» Recorded information:
• • • • • • •
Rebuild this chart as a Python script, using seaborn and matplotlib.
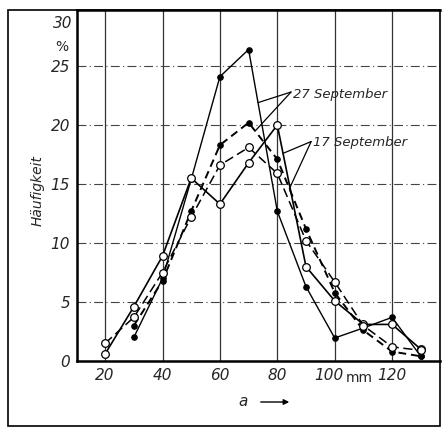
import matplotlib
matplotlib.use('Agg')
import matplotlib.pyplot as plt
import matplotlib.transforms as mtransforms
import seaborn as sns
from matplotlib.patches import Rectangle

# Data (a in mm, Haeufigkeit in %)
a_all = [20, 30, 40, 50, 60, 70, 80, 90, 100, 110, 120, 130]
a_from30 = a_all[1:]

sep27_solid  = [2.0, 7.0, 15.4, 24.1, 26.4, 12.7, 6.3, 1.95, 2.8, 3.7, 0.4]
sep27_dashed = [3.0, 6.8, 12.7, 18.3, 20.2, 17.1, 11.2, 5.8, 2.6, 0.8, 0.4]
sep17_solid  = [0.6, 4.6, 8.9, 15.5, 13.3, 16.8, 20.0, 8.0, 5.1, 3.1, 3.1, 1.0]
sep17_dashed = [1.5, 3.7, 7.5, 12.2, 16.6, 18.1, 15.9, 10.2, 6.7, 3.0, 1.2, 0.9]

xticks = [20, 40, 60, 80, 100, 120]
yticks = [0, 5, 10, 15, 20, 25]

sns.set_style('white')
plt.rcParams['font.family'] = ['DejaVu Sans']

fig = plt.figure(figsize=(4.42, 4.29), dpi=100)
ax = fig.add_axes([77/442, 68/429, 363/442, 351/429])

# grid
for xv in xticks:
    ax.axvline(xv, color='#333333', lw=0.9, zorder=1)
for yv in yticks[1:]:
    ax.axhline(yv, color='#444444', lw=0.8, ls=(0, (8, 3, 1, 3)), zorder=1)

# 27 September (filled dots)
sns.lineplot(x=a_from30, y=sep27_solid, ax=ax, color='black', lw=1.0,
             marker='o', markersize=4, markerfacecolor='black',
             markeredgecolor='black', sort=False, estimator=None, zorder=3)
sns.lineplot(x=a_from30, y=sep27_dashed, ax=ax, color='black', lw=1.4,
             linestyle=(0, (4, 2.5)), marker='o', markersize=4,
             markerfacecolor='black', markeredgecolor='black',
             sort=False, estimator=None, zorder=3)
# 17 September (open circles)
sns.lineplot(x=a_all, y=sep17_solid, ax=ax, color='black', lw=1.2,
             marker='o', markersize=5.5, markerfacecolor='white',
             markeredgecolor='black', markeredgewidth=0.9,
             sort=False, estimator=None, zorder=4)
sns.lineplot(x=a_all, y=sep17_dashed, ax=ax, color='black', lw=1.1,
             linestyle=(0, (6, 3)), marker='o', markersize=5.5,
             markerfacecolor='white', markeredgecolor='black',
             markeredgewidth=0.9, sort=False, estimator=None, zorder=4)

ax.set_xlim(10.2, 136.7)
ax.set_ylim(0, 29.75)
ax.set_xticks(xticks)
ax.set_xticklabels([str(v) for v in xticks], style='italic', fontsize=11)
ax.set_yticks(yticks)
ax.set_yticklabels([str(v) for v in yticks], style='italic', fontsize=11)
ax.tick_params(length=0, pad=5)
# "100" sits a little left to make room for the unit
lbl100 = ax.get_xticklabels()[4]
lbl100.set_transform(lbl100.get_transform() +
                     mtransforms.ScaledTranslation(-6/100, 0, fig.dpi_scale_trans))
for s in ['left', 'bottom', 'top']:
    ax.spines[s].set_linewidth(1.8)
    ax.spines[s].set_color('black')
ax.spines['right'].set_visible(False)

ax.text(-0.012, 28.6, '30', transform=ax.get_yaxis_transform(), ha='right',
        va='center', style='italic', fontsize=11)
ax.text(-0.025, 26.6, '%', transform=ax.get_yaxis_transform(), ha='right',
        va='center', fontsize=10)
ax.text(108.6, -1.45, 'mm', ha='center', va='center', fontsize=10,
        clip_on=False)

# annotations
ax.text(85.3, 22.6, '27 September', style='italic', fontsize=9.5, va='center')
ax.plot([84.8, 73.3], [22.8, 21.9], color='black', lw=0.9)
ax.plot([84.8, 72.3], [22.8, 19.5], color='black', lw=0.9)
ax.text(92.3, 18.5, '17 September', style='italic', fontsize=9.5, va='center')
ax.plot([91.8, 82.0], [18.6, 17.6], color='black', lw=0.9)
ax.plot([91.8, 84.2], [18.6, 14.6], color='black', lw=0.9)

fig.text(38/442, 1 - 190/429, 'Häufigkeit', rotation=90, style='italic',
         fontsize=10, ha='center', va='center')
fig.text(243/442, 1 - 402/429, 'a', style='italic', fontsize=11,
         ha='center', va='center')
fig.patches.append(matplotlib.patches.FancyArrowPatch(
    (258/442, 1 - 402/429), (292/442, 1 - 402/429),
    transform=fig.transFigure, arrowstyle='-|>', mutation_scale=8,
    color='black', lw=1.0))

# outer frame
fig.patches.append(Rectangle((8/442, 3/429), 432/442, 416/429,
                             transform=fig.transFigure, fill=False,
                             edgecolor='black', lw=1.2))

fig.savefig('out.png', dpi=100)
• • • • • • •
» Goal:
Your copy of the data should match it exactly, except that pictures are left out.

» The response:
Rebuild this chart as a Python script, using seaborn and matplotlib.
import matplotlib
matplotlib.use('Agg')
import matplotlib.pyplot as plt
import matplotlib.transforms as mtransforms
import seaborn as sns
from matplotlib.patches import Rectangle

# Data (a in mm, Haeufigkeit in %)
a_all = [20, 30, 40, 50, 60, 70, 80, 90, 100, 110, 120, 130]
a_from30 = a_all[1:]

sep27_solid  = [2.0, 7.0, 15.4, 24.1, 26.4, 12.7, 6.3, 1.95, 2.8, 3.7, 0.4]
sep27_dashed = [3.0, 6.8, 12.7, 18.3, 20.2, 17.1, 11.2, 5.8, 2.6, 0.8, 0.4]
sep17_solid  = [0.6, 4.6, 8.9, 15.5, 13.3, 16.8, 20.0, 8.0, 5.1, 3.1, 3.1, 1.0]
sep17_dashed = [1.5, 3.7, 7.5, 12.2, 16.6, 18.1, 15.9, 10.2, 6.7, 3.0, 1.2, 0.9]

xticks = [20, 40, 60, 80, 100, 120]
yticks = [0, 5, 10, 15, 20, 25]

sns.set_style('white')
plt.rcParams['font.family'] = ['DejaVu Sans']

fig = plt.figure(figsize=(4.42, 4.29), dpi=100)
ax = fig.add_axes([77/442, 68/429, 363/442, 351/429])

# grid
for xv in xticks:
    ax.axvline(xv, color='#333333', lw=0.9, zorder=1)
for yv in yticks[1:]:
    ax.axhline(yv, color='#444444', lw=0.8, ls=(0, (8, 3, 1, 3)), zorder=1)

# 27 September (filled dots)
sns.lineplot(x=a_from30, y=sep27_solid, ax=ax, color='black', lw=1.0,
             marker='o', markersize=4, markerfacecolor='black',
             markeredgecolor='black', sort=False, estimator=None, zorder=3)
sns.lineplot(x=a_from30, y=sep27_dashed, ax=ax, color='black', lw=1.4,
             linestyle=(0, (4, 2.5)), marker='o', markersize=4,
             markerfacecolor='black', markeredgecolor='black',
             sort=False, estimator=None, zorder=3)
# 17 September (open circles)
sns.lineplot(x=a_all, y=sep17_solid, ax=ax, color='black', lw=1.2,
             marker='o', markersize=5.5, markerfacecolor='white',
             markeredgecolor='black', markeredgewidth=0.9,
             sort=False, estimator=None, zorder=4)
sns.lineplot(x=a_all, y=sep17_dashed, ax=ax, color='black', lw=1.1,
             linestyle=(0, (6, 3)), marker='o', markersize=5.5,
             markerfacecolor='white', markeredgecolor='black',
             markeredgewidth=0.9, sort=False, estimator=None, zorder=4)

ax.set_xlim(10.2, 136.7)
ax.set_ylim(0, 29.75)
ax.set_xticks(xticks)
ax.set_xticklabels([str(v) for v in xticks], style='italic', fontsize=11)
ax.set_yticks(yticks)
ax.set_yticklabels([str(v) for v in yticks], style='italic', fontsize=11)
ax.tick_params(length=0, pad=5)
# "100" sits a little left to make room for the unit
lbl100 = ax.get_xticklabels()[4]
lbl100.set_transform(lbl100.get_transform() +
                     mtransforms.ScaledTranslation(-6/100, 0, fig.dpi_scale_trans))
for s in ['left', 'bottom', 'top']:
    ax.spines[s].set_linewidth(1.8)
    ax.spines[s].set_color('black')
ax.spines['right'].set_visible(False)

ax.text(-0.012, 28.6, '30', transform=ax.get_yaxis_transform(), ha='right',
        va='center', style='italic', fontsize=11)
ax.text(-0.025, 26.6, '%', transform=ax.get_yaxis_transform(), ha='right',
        va='center', fontsize=10)
ax.text(108.6, -1.45, 'mm', ha='center', va='center', fontsize=10,
        clip_on=False)

# annotations
ax.text(85.3, 22.6, '27 September', style='italic', fontsize=9.5, va='center')
ax.plot([84.8, 73.3], [22.8, 21.9], color='black', lw=0.9)
ax.plot([84.8, 72.3], [22.8, 19.5], color='black', lw=0.9)
ax.text(92.3, 18.5, '17 September', style='italic', fontsize=9.5, va='center')
ax.plot([91.8, 82.0], [18.6, 17.6], color='black', lw=0.9)
ax.plot([91.8, 84.2], [18.6, 14.6], color='black', lw=0.9)

fig.text(38/442, 1 - 190/429, 'Häufigkeit', rotation=90, style='italic',
         fontsize=10, ha='center', va='center')
fig.text(243/442, 1 - 402/429, 'a', style='italic', fontsize=11,
         ha='center', va='center')
fig.patches.append(matplotlib.patches.FancyArrowPatch(
    (258/442, 1 - 402/429), (292/442, 1 - 402/429),
    transform=fig.transFigure, arrowstyle='-|>', mutation_scale=8,
    color='black', lw=1.0))

# outer frame
fig.patches.append(Rectangle((8/442, 3/429), 432/442, 416/429,
                             transform=fig.transFigure, fill=False,
                             edgecolor='black', lw=1.2))

fig.savefig('out.png', dpi=100)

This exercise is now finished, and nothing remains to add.